PROBLEM STATEMENT: For every line in the records that has the word "with", make a copy.

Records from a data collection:

·····

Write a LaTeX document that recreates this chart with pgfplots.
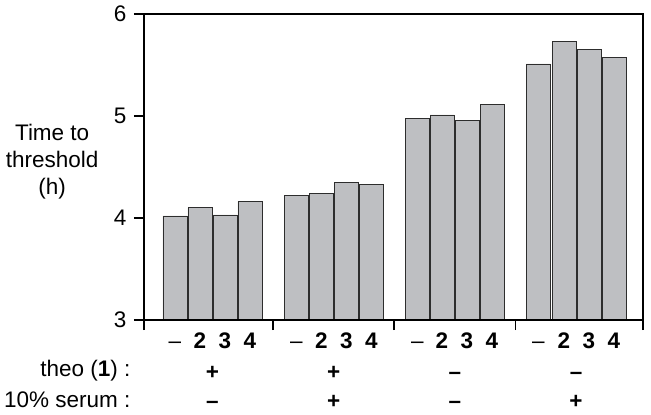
\documentclass[border=0pt]{standalone}
\usepackage{pgfplots}
\pgfplotsset{compat=1.18}
\usepackage{fontspec}
\setmainfont{Liberation Sans}
\definecolor{barfill}{RGB}{190,191,194}
\definecolor{bardraw}{RGB}{45,45,45}
\begin{document}
\fontsize{22.5bp}{27bp}\selectfont
\begin{tikzpicture}
\path[use as bounding box] (-144bp,-95bp) rectangle (507bp,320bp);
\begin{axis}[
  scale only axis, width=499bp, height=306bp,
  xmin=0, xmax=499, ymin=3, ymax=6,
  ytick={3,4,5,6},
  ytick pos=left, xtick pos=bottom,
  tick align=outside,
  major tick length=10bp,
  minor tick length=10bp,
  /pgf/number format/assume math mode=true,
  axis line style={line width=1.6bp, black},
  tick style={line width=1.6bp, black},
  xtick={31,56,81,106,152.3,177.3,202.3,227.3,273.3,298,323,348,394.3,420,445,470},
  xticklabels={–,\textbf{2},\textbf{3},\textbf{4},–,\textbf{2},\textbf{3},\textbf{4},–,\textbf{2},\textbf{3},\textbf{4},–,\textbf{2},\textbf{3},\textbf{4}},
  xticklabel style={text height=0.72em, text depth=0pt, inner sep=2bp},
  major x tick style={draw=none},
  minor xtick={0,128.7,250,371.3,499},
  ylabel={Time to\\threshold\\(h)},
  ylabel style={rotate=-90, align=center, anchor=center, at={(axis description cs:-0.184,0.516)}},
]
\addplot[ybar, bar width=24bp, bar shift=0pt, fill=barfill, draw=bardraw, line width=0.8bp] coordinates {
  (31,4.02) (56,4.10) (81,4.03) (106,4.16)
  (152.3,4.22) (177.3,4.24) (202.3,4.35) (227.3,4.33)
  (273.3,4.98) (298,5.01) (323,4.96) (348,5.11)
  (394.3,5.51) (420,5.73) (445,5.65) (470,5.57)
};
\draw[line width=1.6bp, black] (rel axis cs:0,0) rectangle (rel axis cs:1,1);
\coordinate (g1) at (axis cs:68.5,3);
\coordinate (g2) at (axis cs:189.8,3);
\coordinate (g3) at (axis cs:311,3);
\coordinate (g4) at (axis cs:432,3);
\end{axis}
\tikzset{sign/.style={text height=0.72em, text depth=0pt, inner sep=0pt, anchor=center}}
\node[anchor=east] at (-6bp,-51bp) {theo (\textbf{1}) :};
\node[anchor=east] at (-6bp,-80bp) {10\% serum :};
\node[sign] at ([yshift=-51bp]g1) {\textbf{+}};
\node[sign] at ([yshift=-51bp]g2) {\textbf{+}};
\node[sign] at ([yshift=-51bp]g3) {\textbf{–}};
\node[sign] at ([yshift=-51bp]g4) {\textbf{–}};
\node[sign] at ([yshift=-80bp]g1) {\textbf{–}};
\node[sign] at ([yshift=-80bp]g2) {\textbf{+}};
\node[sign] at ([yshift=-80bp]g3) {\textbf{–}};
\node[sign] at ([yshift=-80bp]g4) {\textbf{+}};
\end{tikzpicture}
\end{document}
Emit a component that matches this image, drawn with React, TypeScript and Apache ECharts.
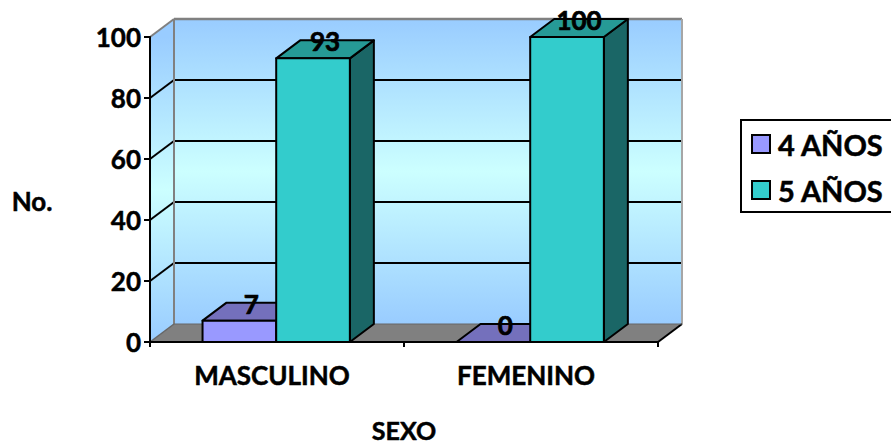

·····

EXERCISE SOLUTION:
Write a LaTeX document that recreates this chart with pgfplots.
Emit a component that matches this image, drawn with React, TypeScript and Apache ECharts.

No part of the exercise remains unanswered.